(Entries with chart source code)
══════

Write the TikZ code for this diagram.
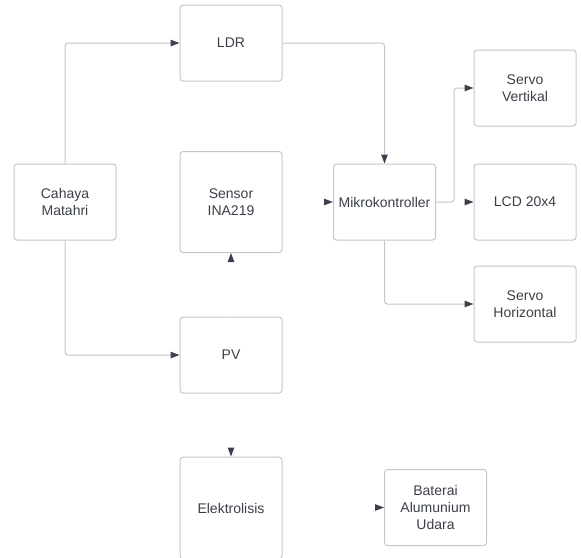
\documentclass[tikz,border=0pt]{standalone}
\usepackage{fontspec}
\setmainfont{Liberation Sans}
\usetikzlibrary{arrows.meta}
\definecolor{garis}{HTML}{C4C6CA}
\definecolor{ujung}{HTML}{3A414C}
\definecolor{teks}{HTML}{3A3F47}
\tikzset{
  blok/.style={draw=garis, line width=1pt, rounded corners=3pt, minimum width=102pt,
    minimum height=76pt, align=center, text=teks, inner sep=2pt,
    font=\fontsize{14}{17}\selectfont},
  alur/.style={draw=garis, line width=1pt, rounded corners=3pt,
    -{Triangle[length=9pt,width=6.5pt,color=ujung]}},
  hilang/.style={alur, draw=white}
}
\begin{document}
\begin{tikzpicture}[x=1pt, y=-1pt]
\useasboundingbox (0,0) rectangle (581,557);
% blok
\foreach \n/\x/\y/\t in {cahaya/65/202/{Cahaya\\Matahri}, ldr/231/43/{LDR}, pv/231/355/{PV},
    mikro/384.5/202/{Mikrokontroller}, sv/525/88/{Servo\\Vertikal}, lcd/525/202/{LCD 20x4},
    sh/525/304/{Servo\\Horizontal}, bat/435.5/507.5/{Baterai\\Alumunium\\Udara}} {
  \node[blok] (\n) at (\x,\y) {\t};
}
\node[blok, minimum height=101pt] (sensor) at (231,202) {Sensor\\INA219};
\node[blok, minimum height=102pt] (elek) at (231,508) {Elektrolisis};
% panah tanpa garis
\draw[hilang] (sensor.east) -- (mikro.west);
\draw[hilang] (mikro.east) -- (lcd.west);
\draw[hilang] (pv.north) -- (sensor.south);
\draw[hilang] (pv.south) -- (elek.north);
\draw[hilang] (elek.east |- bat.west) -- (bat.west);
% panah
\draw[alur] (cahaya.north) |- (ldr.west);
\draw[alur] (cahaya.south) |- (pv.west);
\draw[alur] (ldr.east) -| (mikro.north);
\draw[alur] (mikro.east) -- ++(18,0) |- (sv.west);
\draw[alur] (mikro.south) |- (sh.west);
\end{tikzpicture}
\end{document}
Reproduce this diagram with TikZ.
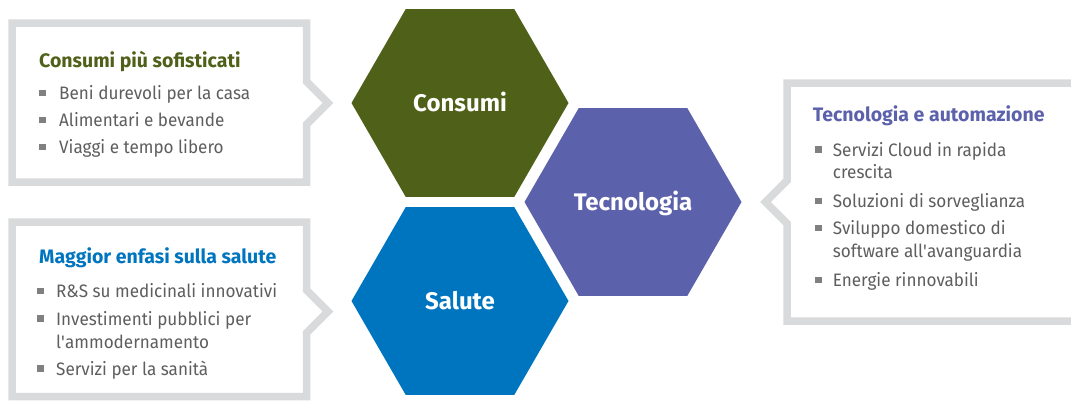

══════

Retype all entries exactly as they appear, dropping the images.

#### Result for this exercise
Write the TikZ code for this diagram.
\documentclass[tikz,border=0pt]{standalone}
\usepackage{fontspec}
\setmainfont{Liberation Sans}
\usetikzlibrary{arrows.meta}
\definecolor{garis}{HTML}{C4C6CA}
\definecolor{ujung}{HTML}{3A414C}
\definecolor{teks}{HTML}{3A3F47}
\tikzset{
  blok/.style={draw=garis, line width=1pt, rounded corners=3pt, minimum width=102pt,
    minimum height=76pt, align=center, text=teks, inner sep=2pt,
    font=\fontsize{14}{17}\selectfont},
  alur/.style={draw=garis, line width=1pt, rounded corners=3pt,
    -{Triangle[length=9pt,width=6.5pt,color=ujung]}},
  hilang/.style={alur, draw=white}
}
\begin{document}
\begin{tikzpicture}[x=1pt, y=-1pt]
\useasboundingbox (0,0) rectangle (581,557);
% blok
\foreach \n/\x/\y/\t in {cahaya/65/202/{Cahaya\\Matahri}, ldr/231/43/{LDR}, pv/231/355/{PV},
    mikro/384.5/202/{Mikrokontroller}, sv/525/88/{Servo\\Vertikal}, lcd/525/202/{LCD 20x4},
    sh/525/304/{Servo\\Horizontal}, bat/435.5/507.5/{Baterai\\Alumunium\\Udara}} {
  \node[blok] (\n) at (\x,\y) {\t};
}
\node[blok, minimum height=101pt] (sensor) at (231,202) {Sensor\\INA219};
\node[blok, minimum height=102pt] (elek) at (231,508) {Elektrolisis};
% panah tanpa garis
\draw[hilang] (sensor.east) -- (mikro.west);
\draw[hilang] (mikro.east) -- (lcd.west);
\draw[hilang] (pv.north) -- (sensor.south);
\draw[hilang] (pv.south) -- (elek.north);
\draw[hilang] (elek.east |- bat.west) -- (bat.west);
% panah
\draw[alur] (cahaya.north) |- (ldr.west);
\draw[alur] (cahaya.south) |- (pv.west);
\draw[alur] (ldr.east) -| (mikro.north);
\draw[alur] (mikro.east) -- ++(18,0) |- (sv.west);
\draw[alur] (mikro.south) |- (sh.west);
\end{tikzpicture}
\end{document}
Reproduce this diagram with TikZ.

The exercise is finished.